Wednesday, April 20, 2011

5 tips for better pasta

Who doesn't love a good bowl of pasta. It's the very reason why Italian restaurants are the most popular in the country. 



Want to bring a fancy and expensive Italian restaurant directly to your own kitchen?

Sure you do, and it's really not that difficult. Cooking pasta isn't that difficult, most people just make a few simple mistakes when cooking pasta. If they would just make some small changes to how they cook it, their pasta would be elevated to the likes of Mario Batali.

Champions of Italian cuisine -- Batali included -- love to talk about these techniques because so many people just make pasta the wrong way. And, by wrong all I really mean is not they way its typically made in Italy. Since the Italians created it, I'm pretty sure they know what they're doing.

Here are the five biggest tips you can use to make your pasta just as good as they do in fancy Italian restaurants. 

Tip 1: Pasta water should taste like the ocean.
The first step is to cook the pasta in properly salted water. Add 1 ½ to 2 Tbsp of salt to your pot of water.  A good rule to remember is that pasta water should taste like the ocean. The salt will season the pasta as it cooks, giving it good flavor that you can't add through a sauce. Since salt changes the boiling temperature of water, it is important to add the salt after the water comes up to a boil. 

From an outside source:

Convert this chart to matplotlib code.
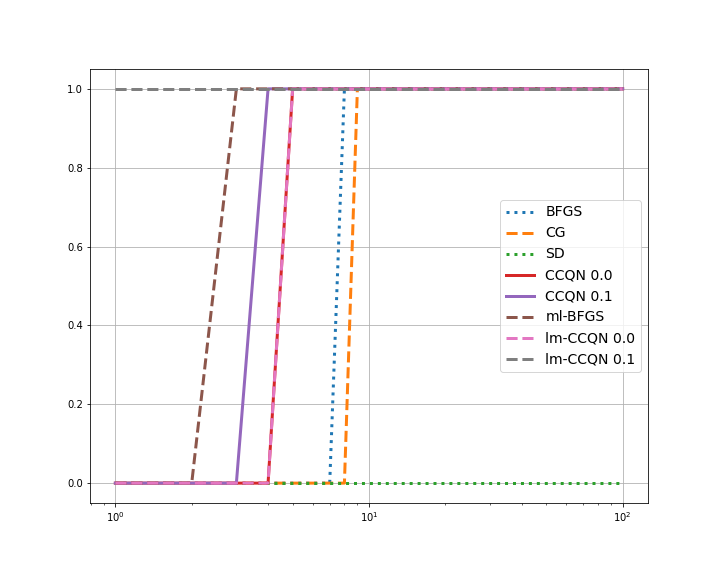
import matplotlib
matplotlib.use("Agg")
import matplotlib.pyplot as plt

labels = ["BFGS", "CG", "SD", "CCQN 0.0", "CCQN 0.1", "ml-BFGS", "lm-CCQN 0.0", "lm-CCQN 0.1"]
xs = [
    [1, 7, 8, 100],
    [1, 8, 9, 100],
    [1, 100],
    [1, 4, 5, 100],
    [1, 3, 4, 100],
    [1, 2, 3, 100],
    [1, 4, 5, 100],
    [1, 100],
]
ys = [
    [0, 0, 1, 1],
    [0, 0, 1, 1],
    [0, 0],
    [0, 0, 1, 1],
    [0, 0, 1, 1],
    [0, 0, 1, 1],
    [0, 0, 1, 1],
    [1, 1],
]
styles = [":", "--", ":", "-", "-", "--", "--", "--"]
colors = ["C0", "C1", "C2", "C3", "C4", "C5", "C6", "C7"]

fig, ax = plt.subplots(figsize=(10, 8), dpi=72)
fig.subplots_adjust(left=0.125, right=0.9, top=0.88, bottom=0.127)
for x, y, ls, c, lab in zip(xs, ys, styles, colors, labels):
    ax.plot(x, y, ls, color=c, lw=3, label=lab)
ax.set_xscale("log")
ax.set_ylim(-0.05, 1.05)
ax.grid(True)
ax.legend(loc="center right", fontsize=14)
fig.savefig("out.png", dpi=72)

Tip 2: Al dente means "to the tooth"
Cook the pasta 2 minutes short of the time written on the package. Remember, pasta is supposed to have some texture. There is supposed to be a bite to it.  Read the back of the package and set your timer two minutes less. Don't worry, you'll cook the pasta more in the sauce later, see step 4. 

Tip 3: Save the pasta water.
When you drain your pasta make sure you save at least 1 cup of the pasta water. The starches from the pasta get released into the boiling water, and you have this great liquid that is already seasoned. By pouring it down the drain you're just wasting it. Adding some water to a sauce that is too tight will loosen up the sauce, while at the same time the starch in the water will allow it to cling to the pasta better. 



Step 4: Finish cooking the pasta with the sauce in a pan
That classic Olive Garden image -- of sauce poured on top of a bed of spaghetti -- is the wrong way to make a serving of pasta. The biggest secret of restaurants is finishing the pasta with its sauce in a sauté pan. This allows the flavors of the sauce to get incorporated into the pasta.  Cooking the sauce and the pasta together for a couple of minutes allows the sauce to really dress the pasta. Heat the sauce in the pan first, then add the pasta and cook. Toss the pasta and sauce together. Add a little water if you need to loosen the sauce up a bit. 

Step 5: Sauce is a dressing for the pasta, pasta is not a vehicle for sauce
Pasta, cooked al dente, has amazing flavor and texture. This is what made pasta so popular in the first place. Some where down the line, people got sauce crazy. I can understand this, sauce is delicious and easy to indulge in.  But Italian cuisine is all an act of balance. Too much sauce is simply too much. Think of a bowl of pasta like a bowl of salad. You want the sauce to cling to it, to dress it. Just as you don't want a salad with a puddle of dressing, a bowl of pasta should not be drowning in its sauce. 

Depending on how you grew up eating pasta, these rules might seem like completely outrageous. But, give it a try and you'll see that you can make restaurant style pasta from your kitchen.